Exercise task
Each line of the material must be repeated precisely, with the pictures left out.

Data section
+++++
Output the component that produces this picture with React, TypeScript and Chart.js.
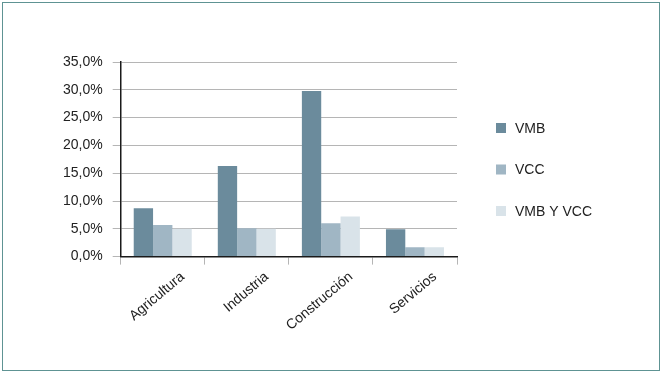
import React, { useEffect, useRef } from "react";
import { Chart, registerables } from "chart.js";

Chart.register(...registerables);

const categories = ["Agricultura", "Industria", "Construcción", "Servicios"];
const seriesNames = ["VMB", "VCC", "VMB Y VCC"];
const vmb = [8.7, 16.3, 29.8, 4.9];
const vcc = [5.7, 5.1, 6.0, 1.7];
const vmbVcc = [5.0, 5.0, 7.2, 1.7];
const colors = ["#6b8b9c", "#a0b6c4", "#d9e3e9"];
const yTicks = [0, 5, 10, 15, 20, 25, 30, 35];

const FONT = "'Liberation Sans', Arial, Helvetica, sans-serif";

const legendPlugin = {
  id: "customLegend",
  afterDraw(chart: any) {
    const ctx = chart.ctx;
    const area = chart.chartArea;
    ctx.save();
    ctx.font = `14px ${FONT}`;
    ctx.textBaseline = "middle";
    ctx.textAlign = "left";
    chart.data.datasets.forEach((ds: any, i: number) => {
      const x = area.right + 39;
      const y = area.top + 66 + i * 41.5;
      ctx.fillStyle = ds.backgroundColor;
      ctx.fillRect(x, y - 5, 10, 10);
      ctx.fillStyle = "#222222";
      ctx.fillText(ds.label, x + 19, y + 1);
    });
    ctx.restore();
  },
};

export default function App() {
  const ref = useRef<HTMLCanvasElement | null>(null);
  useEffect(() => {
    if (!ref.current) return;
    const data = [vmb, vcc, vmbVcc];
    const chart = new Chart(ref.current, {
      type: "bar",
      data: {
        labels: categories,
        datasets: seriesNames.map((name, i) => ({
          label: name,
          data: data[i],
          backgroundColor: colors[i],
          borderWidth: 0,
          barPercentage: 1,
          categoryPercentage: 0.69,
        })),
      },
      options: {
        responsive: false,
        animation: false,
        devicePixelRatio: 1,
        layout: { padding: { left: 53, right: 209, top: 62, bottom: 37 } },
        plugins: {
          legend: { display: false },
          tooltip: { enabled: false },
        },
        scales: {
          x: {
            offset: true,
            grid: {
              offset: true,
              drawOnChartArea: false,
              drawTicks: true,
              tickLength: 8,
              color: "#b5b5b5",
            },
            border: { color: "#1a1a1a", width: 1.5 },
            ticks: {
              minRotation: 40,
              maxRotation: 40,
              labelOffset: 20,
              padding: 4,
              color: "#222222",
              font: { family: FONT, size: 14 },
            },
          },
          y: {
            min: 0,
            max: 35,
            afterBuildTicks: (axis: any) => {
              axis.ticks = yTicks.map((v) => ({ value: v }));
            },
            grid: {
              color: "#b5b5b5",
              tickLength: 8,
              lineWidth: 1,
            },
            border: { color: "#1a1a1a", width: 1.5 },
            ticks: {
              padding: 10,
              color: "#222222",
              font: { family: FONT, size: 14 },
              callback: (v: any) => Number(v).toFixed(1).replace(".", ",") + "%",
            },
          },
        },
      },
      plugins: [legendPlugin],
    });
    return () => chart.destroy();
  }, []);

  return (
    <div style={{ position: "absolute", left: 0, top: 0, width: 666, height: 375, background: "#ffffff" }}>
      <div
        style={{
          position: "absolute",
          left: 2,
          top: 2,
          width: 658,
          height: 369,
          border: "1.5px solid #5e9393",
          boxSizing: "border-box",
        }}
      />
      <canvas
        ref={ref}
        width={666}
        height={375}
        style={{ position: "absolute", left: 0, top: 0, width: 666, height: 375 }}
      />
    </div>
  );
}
+++++
Reply to the task
Output the component that produces this picture with React, TypeScript and Chart.js.
import React, { useEffect, useRef } from "react";
import { Chart, registerables } from "chart.js";

Chart.register(...registerables);

const categories = ["Agricultura", "Industria", "Construcción", "Servicios"];
const seriesNames = ["VMB", "VCC", "VMB Y VCC"];
const vmb = [8.7, 16.3, 29.8, 4.9];
const vcc = [5.7, 5.1, 6.0, 1.7];
const vmbVcc = [5.0, 5.0, 7.2, 1.7];
const colors = ["#6b8b9c", "#a0b6c4", "#d9e3e9"];
const yTicks = [0, 5, 10, 15, 20, 25, 30, 35];

const FONT = "'Liberation Sans', Arial, Helvetica, sans-serif";

const legendPlugin = {
  id: "customLegend",
  afterDraw(chart: any) {
    const ctx = chart.ctx;
    const area = chart.chartArea;
    ctx.save();
    ctx.font = `14px ${FONT}`;
    ctx.textBaseline = "middle";
    ctx.textAlign = "left";
    chart.data.datasets.forEach((ds: any, i: number) => {
      const x = area.right + 39;
      const y = area.top + 66 + i * 41.5;
      ctx.fillStyle = ds.backgroundColor;
      ctx.fillRect(x, y - 5, 10, 10);
      ctx.fillStyle = "#222222";
      ctx.fillText(ds.label, x + 19, y + 1);
    });
    ctx.restore();
  },
};

export default function App() {
  const ref = useRef<HTMLCanvasElement | null>(null);
  useEffect(() => {
    if (!ref.current) return;
    const data = [vmb, vcc, vmbVcc];
    const chart = new Chart(ref.current, {
      type: "bar",
      data: {
        labels: categories,
        datasets: seriesNames.map((name, i) => ({
          label: name,
          data: data[i],
          backgroundColor: colors[i],
          borderWidth: 0,
          barPercentage: 1,
          categoryPercentage: 0.69,
        })),
      },
      options: {
        responsive: false,
        animation: false,
        devicePixelRatio: 1,
        layout: { padding: { left: 53, right: 209, top: 62, bottom: 37 } },
        plugins: {
          legend: { display: false },
          tooltip: { enabled: false },
        },
        scales: {
          x: {
            offset: true,
            grid: {
              offset: true,
              drawOnChartArea: false,
              drawTicks: true,
              tickLength: 8,
              color: "#b5b5b5",
            },
            border: { color: "#1a1a1a", width: 1.5 },
            ticks: {
              minRotation: 40,
              maxRotation: 40,
              labelOffset: 20,
              padding: 4,
              color: "#222222",
              font: { family: FONT, size: 14 },
            },
          },
          y: {
            min: 0,
            max: 35,
            afterBuildTicks: (axis: any) => {
              axis.ticks = yTicks.map((v) => ({ value: v }));
            },
            grid: {
              color: "#b5b5b5",
              tickLength: 8,
              lineWidth: 1,
            },
            border: { color: "#1a1a1a", width: 1.5 },
            ticks: {
              padding: 10,
              color: "#222222",
              font: { family: FONT, size: 14 },
              callback: (v: any) => Number(v).toFixed(1).replace(".", ",") + "%",
            },
          },
        },
      },
      plugins: [legendPlugin],
    });
    return () => chart.destroy();
  }, []);

  return (
    <div style={{ position: "absolute", left: 0, top: 0, width: 666, height: 375, background: "#ffffff" }}>
      <div
        style={{
          position: "absolute",
          left: 2,
          top: 2,
          width: 658,
          height: 369,
          border: "1.5px solid #5e9393",
          boxSizing: "border-box",
        }}
      />
      <canvas
        ref={ref}
        width={666}
        height={375}
        style={{ position: "absolute", left: 0, top: 0, width: 666, height: 375 }}
      />
    </div>
  );
}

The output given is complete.